[Records with drawing code]

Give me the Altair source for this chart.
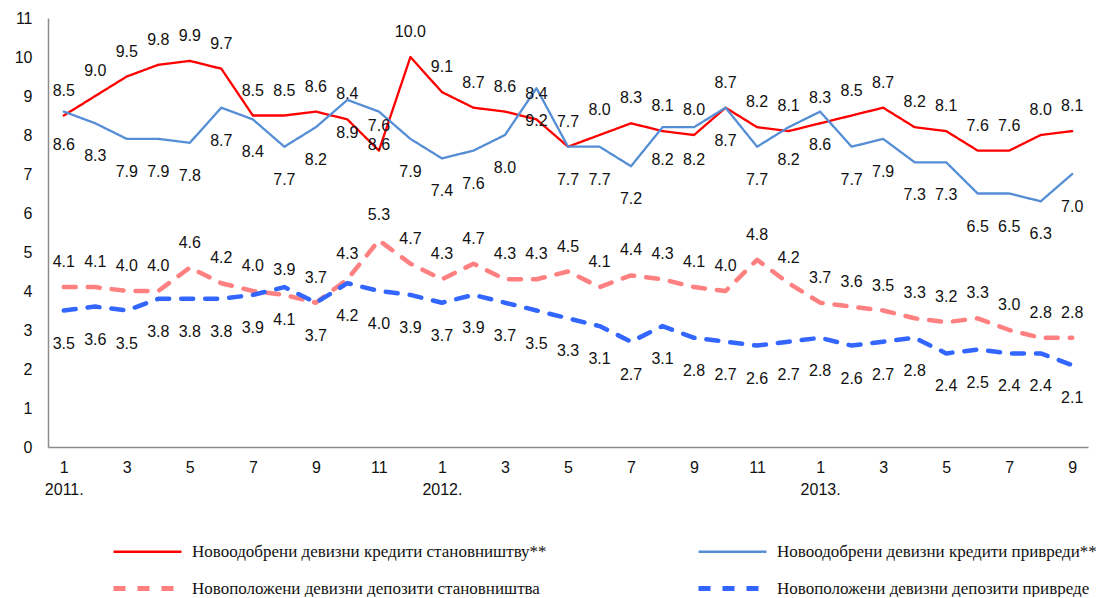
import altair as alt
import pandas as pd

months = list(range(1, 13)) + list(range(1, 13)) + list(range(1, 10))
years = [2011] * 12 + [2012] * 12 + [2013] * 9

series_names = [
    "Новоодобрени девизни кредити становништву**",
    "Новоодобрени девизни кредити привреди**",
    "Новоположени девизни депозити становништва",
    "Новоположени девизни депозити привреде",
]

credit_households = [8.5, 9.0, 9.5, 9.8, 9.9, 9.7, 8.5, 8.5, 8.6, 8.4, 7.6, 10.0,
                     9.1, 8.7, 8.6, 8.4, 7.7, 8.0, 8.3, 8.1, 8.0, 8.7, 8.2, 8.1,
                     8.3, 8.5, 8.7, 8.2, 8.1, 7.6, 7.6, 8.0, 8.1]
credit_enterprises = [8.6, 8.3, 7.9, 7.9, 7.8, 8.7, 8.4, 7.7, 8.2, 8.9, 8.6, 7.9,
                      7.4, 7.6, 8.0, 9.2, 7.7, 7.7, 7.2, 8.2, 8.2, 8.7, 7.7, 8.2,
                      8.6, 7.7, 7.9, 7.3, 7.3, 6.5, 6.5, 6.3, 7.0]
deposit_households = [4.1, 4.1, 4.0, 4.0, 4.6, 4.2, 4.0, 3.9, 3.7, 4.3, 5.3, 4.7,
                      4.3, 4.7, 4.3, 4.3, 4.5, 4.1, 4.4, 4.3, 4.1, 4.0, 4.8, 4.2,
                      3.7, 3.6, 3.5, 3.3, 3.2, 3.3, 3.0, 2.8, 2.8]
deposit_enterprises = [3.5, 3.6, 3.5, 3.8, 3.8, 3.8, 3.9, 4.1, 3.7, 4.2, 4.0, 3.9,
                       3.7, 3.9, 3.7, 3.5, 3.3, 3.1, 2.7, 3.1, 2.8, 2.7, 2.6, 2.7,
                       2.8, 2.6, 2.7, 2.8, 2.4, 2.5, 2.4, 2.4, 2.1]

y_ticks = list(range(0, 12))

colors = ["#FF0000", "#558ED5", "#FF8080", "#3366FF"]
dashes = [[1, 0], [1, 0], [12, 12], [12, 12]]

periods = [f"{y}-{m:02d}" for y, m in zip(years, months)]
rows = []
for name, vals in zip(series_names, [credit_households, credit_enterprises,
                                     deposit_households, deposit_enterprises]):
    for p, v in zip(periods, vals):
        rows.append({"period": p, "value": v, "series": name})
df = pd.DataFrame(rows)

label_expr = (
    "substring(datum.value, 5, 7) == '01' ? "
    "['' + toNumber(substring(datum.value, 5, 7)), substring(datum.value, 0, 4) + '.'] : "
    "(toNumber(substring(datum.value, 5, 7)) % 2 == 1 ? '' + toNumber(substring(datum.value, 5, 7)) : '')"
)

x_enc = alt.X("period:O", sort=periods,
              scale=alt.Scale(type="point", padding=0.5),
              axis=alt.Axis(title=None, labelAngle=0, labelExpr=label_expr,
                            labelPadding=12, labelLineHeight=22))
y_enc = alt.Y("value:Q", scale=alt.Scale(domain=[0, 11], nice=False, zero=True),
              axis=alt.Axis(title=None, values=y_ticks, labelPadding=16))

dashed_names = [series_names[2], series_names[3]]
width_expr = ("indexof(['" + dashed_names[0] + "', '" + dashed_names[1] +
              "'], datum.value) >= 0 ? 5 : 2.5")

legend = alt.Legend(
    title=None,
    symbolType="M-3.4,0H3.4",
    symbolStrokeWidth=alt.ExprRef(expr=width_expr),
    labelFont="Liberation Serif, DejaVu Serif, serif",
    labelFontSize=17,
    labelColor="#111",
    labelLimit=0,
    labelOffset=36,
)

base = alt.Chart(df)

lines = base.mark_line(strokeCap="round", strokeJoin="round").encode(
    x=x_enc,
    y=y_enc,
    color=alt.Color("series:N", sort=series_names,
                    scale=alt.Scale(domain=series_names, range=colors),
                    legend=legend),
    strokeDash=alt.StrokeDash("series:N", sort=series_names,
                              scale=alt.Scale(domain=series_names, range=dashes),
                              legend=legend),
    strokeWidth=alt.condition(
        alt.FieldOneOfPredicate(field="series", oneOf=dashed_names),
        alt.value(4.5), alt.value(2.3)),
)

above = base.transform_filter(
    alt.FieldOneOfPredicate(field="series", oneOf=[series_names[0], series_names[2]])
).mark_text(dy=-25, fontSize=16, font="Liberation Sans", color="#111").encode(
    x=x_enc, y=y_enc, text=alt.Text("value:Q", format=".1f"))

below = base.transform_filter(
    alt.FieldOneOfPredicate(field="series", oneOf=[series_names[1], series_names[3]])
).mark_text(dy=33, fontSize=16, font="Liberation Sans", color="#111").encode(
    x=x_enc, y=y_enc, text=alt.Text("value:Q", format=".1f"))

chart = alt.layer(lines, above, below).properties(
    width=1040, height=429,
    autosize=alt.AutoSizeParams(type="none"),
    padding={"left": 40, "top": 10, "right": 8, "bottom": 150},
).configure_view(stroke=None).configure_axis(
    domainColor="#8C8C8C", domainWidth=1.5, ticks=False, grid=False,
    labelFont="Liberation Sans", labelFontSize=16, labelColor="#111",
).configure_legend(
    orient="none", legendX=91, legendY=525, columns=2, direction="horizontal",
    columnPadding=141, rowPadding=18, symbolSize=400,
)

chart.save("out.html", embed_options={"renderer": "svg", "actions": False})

* * *

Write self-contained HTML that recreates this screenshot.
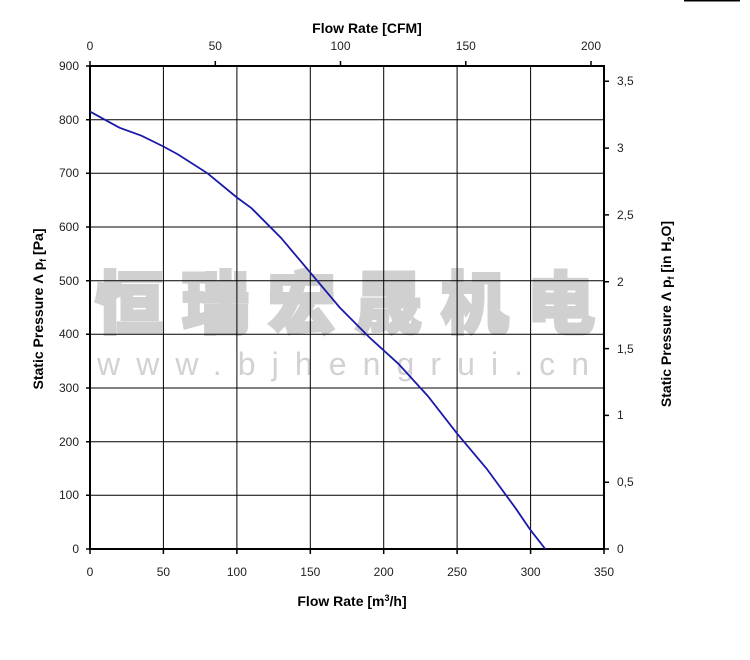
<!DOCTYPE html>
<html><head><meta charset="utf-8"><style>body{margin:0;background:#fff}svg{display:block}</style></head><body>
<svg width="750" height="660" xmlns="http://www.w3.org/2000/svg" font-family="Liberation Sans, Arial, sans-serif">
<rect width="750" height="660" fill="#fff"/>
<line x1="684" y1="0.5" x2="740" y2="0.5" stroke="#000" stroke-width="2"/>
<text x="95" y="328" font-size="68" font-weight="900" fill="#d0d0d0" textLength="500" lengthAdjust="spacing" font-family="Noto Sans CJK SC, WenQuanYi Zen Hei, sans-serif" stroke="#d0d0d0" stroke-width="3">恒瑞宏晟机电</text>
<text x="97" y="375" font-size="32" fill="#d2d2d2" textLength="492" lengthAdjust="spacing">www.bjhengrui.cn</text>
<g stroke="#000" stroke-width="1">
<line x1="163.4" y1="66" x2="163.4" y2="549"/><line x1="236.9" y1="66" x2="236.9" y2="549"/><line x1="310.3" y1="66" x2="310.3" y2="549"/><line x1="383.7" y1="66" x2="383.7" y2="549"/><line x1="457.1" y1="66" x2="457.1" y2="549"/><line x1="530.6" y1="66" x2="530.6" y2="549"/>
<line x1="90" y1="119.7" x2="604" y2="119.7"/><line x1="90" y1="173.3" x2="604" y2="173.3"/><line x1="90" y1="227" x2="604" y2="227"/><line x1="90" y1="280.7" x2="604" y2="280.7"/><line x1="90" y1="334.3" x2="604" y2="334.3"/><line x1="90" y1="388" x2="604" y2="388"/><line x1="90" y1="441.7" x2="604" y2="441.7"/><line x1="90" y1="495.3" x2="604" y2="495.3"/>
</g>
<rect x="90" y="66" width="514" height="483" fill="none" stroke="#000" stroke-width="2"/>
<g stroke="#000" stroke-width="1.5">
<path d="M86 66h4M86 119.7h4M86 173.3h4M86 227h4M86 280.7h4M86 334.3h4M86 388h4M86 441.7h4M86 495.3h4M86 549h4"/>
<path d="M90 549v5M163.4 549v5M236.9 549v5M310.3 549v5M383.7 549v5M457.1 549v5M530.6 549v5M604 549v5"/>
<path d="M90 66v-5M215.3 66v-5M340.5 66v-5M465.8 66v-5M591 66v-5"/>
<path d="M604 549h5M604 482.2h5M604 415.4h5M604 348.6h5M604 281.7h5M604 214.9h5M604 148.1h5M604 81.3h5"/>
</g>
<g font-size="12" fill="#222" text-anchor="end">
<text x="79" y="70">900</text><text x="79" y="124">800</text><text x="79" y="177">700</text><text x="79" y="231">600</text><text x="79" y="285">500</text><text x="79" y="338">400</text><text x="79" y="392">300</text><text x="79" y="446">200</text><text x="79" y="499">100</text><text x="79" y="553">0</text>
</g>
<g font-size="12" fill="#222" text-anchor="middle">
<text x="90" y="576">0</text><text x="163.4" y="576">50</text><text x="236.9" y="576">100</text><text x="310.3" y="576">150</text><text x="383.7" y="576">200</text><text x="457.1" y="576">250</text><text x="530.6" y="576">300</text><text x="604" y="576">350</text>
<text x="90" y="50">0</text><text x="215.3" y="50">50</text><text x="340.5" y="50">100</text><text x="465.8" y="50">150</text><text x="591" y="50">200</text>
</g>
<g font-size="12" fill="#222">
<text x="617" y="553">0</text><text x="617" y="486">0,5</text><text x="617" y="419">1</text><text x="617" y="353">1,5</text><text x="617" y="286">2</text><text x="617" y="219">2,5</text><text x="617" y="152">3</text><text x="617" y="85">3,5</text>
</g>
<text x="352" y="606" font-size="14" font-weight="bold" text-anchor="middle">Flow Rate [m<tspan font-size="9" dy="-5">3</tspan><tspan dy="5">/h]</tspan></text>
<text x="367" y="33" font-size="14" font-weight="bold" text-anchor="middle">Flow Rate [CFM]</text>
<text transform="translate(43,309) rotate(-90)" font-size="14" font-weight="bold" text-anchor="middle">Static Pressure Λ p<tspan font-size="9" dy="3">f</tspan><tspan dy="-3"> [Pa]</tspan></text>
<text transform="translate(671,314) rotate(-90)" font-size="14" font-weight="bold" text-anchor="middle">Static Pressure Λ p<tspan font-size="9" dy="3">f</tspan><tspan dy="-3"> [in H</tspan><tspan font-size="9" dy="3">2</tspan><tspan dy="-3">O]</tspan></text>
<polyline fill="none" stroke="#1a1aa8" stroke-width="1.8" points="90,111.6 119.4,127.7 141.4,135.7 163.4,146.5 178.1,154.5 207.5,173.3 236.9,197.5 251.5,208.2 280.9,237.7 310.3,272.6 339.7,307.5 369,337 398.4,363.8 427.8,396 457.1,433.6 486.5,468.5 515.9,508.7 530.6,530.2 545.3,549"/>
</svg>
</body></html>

◆ Your goal: Taking the entries above, extract every line from the one bearing "Give me the Altair source for this chart." through the one bearing "df = pd.DataFrame(rows)", exactly, with no pictures.

◆ The output:
Give me the Altair source for this chart.
import altair as alt
import pandas as pd

months = list(range(1, 13)) + list(range(1, 13)) + list(range(1, 10))
years = [2011] * 12 + [2012] * 12 + [2013] * 9

series_names = [
    "Новоодобрени девизни кредити становништву**",
    "Новоодобрени девизни кредити привреди**",
    "Новоположени девизни депозити становништва",
    "Новоположени девизни депозити привреде",
]

credit_households = [8.5, 9.0, 9.5, 9.8, 9.9, 9.7, 8.5, 8.5, 8.6, 8.4, 7.6, 10.0,
                     9.1, 8.7, 8.6, 8.4, 7.7, 8.0, 8.3, 8.1, 8.0, 8.7, 8.2, 8.1,
                     8.3, 8.5, 8.7, 8.2, 8.1, 7.6, 7.6, 8.0, 8.1]
credit_enterprises = [8.6, 8.3, 7.9, 7.9, 7.8, 8.7, 8.4, 7.7, 8.2, 8.9, 8.6, 7.9,
                      7.4, 7.6, 8.0, 9.2, 7.7, 7.7, 7.2, 8.2, 8.2, 8.7, 7.7, 8.2,
                      8.6, 7.7, 7.9, 7.3, 7.3, 6.5, 6.5, 6.3, 7.0]
deposit_households = [4.1, 4.1, 4.0, 4.0, 4.6, 4.2, 4.0, 3.9, 3.7, 4.3, 5.3, 4.7,
                      4.3, 4.7, 4.3, 4.3, 4.5, 4.1, 4.4, 4.3, 4.1, 4.0, 4.8, 4.2,
                      3.7, 3.6, 3.5, 3.3, 3.2, 3.3, 3.0, 2.8, 2.8]
deposit_enterprises = [3.5, 3.6, 3.5, 3.8, 3.8, 3.8, 3.9, 4.1, 3.7, 4.2, 4.0, 3.9,
                       3.7, 3.9, 3.7, 3.5, 3.3, 3.1, 2.7, 3.1, 2.8, 2.7, 2.6, 2.7,
                       2.8, 2.6, 2.7, 2.8, 2.4, 2.5, 2.4, 2.4, 2.1]

y_ticks = list(range(0, 12))

colors = ["#FF0000", "#558ED5", "#FF8080", "#3366FF"]
dashes = [[1, 0], [1, 0], [12, 12], [12, 12]]

periods = [f"{y}-{m:02d}" for y, m in zip(years, months)]
rows = []
for name, vals in zip(series_names, [credit_households, credit_enterprises,
                                     deposit_households, deposit_enterprises]):
    for p, v in zip(periods, vals):
        rows.append({"period": p, "value": v, "series": name})
df = pd.DataFrame(rows)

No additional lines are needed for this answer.